What you have to do =
Give an exact copy of every line, leaving images out.

Provided data =

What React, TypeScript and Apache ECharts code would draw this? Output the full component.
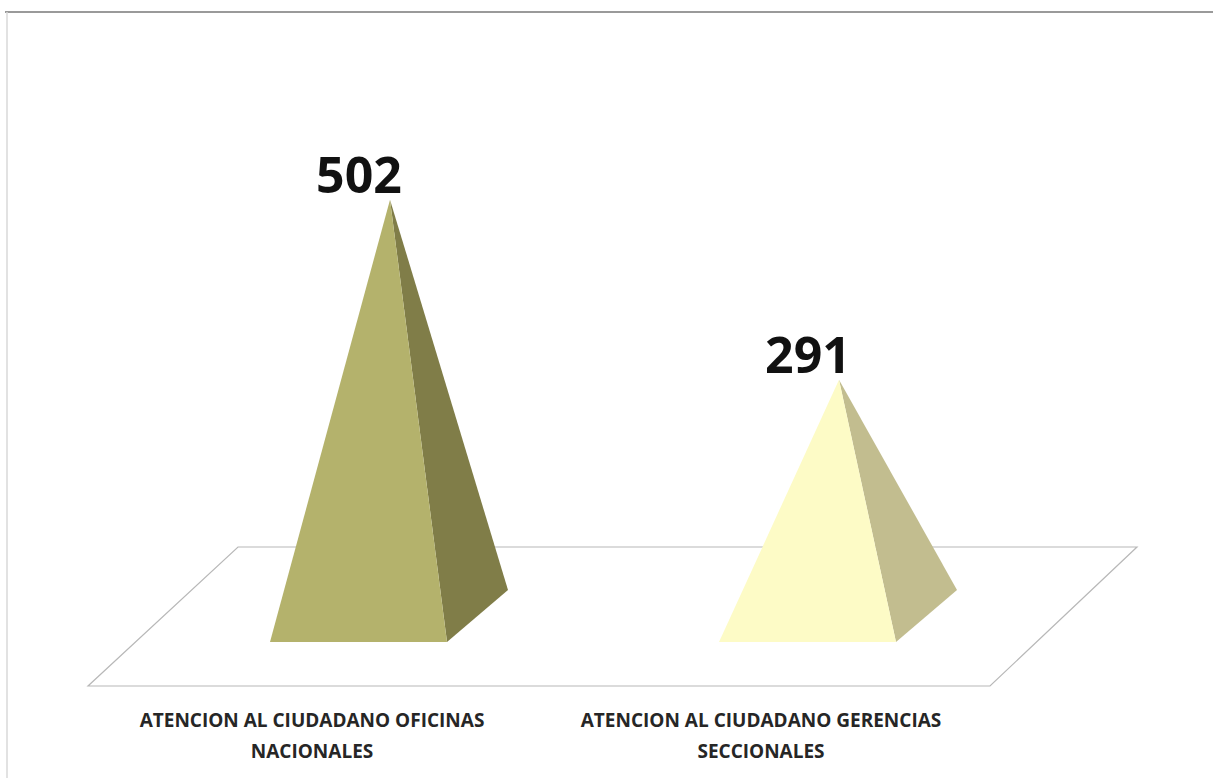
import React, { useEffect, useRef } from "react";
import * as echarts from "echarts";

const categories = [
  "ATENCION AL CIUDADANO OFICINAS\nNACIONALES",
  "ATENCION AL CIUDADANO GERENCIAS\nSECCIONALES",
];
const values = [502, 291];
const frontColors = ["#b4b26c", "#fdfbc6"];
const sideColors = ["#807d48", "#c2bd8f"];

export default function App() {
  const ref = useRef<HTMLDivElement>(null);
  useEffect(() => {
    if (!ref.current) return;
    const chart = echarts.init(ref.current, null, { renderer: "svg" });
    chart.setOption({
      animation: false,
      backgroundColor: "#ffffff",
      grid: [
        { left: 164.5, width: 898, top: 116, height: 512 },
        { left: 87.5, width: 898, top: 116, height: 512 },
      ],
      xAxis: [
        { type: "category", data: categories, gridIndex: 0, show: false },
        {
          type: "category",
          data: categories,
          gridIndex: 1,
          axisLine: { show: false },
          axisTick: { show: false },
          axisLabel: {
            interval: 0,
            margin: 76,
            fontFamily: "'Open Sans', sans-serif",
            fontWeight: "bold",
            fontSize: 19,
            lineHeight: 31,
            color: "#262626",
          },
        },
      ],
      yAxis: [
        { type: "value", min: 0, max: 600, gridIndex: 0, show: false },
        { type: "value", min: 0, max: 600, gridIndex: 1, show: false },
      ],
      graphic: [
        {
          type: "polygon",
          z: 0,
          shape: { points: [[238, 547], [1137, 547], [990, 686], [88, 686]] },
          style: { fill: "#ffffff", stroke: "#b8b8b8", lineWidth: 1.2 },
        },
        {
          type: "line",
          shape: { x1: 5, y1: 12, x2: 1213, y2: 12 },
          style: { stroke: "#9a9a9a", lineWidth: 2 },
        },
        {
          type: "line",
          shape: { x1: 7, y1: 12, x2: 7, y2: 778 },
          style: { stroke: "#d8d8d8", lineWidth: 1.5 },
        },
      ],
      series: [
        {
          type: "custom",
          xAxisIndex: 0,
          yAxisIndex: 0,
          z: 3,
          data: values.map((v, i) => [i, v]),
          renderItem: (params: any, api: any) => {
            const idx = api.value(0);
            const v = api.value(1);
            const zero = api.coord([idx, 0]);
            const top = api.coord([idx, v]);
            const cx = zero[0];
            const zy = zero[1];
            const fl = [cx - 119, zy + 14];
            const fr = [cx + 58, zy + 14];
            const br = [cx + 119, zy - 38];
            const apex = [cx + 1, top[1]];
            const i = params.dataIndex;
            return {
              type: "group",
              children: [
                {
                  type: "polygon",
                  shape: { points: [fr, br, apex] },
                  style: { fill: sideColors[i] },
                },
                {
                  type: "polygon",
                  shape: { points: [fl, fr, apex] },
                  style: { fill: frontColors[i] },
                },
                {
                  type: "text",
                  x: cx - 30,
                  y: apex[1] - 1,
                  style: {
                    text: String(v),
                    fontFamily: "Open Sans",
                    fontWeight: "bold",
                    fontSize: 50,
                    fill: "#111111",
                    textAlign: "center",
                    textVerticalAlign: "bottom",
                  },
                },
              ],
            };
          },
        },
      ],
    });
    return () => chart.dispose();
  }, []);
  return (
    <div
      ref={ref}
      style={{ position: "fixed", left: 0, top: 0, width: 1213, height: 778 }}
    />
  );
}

Solution to the problem =
What React, TypeScript and Apache ECharts code would draw this? Output the full component.
import React, { useEffect, useRef } from "react";
import * as echarts from "echarts";

const categories = [
  "ATENCION AL CIUDADANO OFICINAS\nNACIONALES",
  "ATENCION AL CIUDADANO GERENCIAS\nSECCIONALES",
];
const values = [502, 291];
const frontColors = ["#b4b26c", "#fdfbc6"];
const sideColors = ["#807d48", "#c2bd8f"];

export default function App() {
  const ref = useRef<HTMLDivElement>(null);
  useEffect(() => {
    if (!ref.current) return;
    const chart = echarts.init(ref.current, null, { renderer: "svg" });
    chart.setOption({
      animation: false,
      backgroundColor: "#ffffff",
      grid: [
        { left: 164.5, width: 898, top: 116, height: 512 },
        { left: 87.5, width: 898, top: 116, height: 512 },
      ],
      xAxis: [
        { type: "category", data: categories, gridIndex: 0, show: false },
        {
          type: "category",
          data: categories,
          gridIndex: 1,
          axisLine: { show: false },
          axisTick: { show: false },
          axisLabel: {
            interval: 0,
            margin: 76,
            fontFamily: "'Open Sans', sans-serif",
            fontWeight: "bold",
            fontSize: 19,
            lineHeight: 31,
            color: "#262626",
          },
        },
      ],
      yAxis: [
        { type: "value", min: 0, max: 600, gridIndex: 0, show: false },
        { type: "value", min: 0, max: 600, gridIndex: 1, show: false },
      ],
      graphic: [
        {
          type: "polygon",
          z: 0,
          shape: { points: [[238, 547], [1137, 547], [990, 686], [88, 686]] },
          style: { fill: "#ffffff", stroke: "#b8b8b8", lineWidth: 1.2 },
        },
        {
          type: "line",
          shape: { x1: 5, y1: 12, x2: 1213, y2: 12 },
          style: { stroke: "#9a9a9a", lineWidth: 2 },
        },
        {
          type: "line",
          shape: { x1: 7, y1: 12, x2: 7, y2: 778 },
          style: { stroke: "#d8d8d8", lineWidth: 1.5 },
        },
      ],
      series: [
        {
          type: "custom",
          xAxisIndex: 0,
          yAxisIndex: 0,
          z: 3,
          data: values.map((v, i) => [i, v]),
          renderItem: (params: any, api: any) => {
            const idx = api.value(0);
            const v = api.value(1);
            const zero = api.coord([idx, 0]);
            const top = api.coord([idx, v]);
            const cx = zero[0];
            const zy = zero[1];
            const fl = [cx - 119, zy + 14];
            const fr = [cx + 58, zy + 14];
            const br = [cx + 119, zy - 38];
            const apex = [cx + 1, top[1]];
            const i = params.dataIndex;
            return {
              type: "group",
              children: [
                {
                  type: "polygon",
                  shape: { points: [fr, br, apex] },
                  style: { fill: sideColors[i] },
                },
                {
                  type: "polygon",
                  shape: { points: [fl, fr, apex] },
                  style: { fill: frontColors[i] },
                },
                {
                  type: "text",
                  x: cx - 30,
                  y: apex[1] - 1,
                  style: {
                    text: String(v),
                    fontFamily: "Open Sans",
                    fontWeight: "bold",
                    fontSize: 50,
                    fill: "#111111",
                    textAlign: "center",
                    textVerticalAlign: "bottom",
                  },
                },
              ],
            };
          },
        },
      ],
    });
    return () => chart.dispose();
  }, []);
  return (
    <div
      ref={ref}
      style={{ position: "fixed", left: 0, top: 0, width: 1213, height: 778 }}
    />
  );
}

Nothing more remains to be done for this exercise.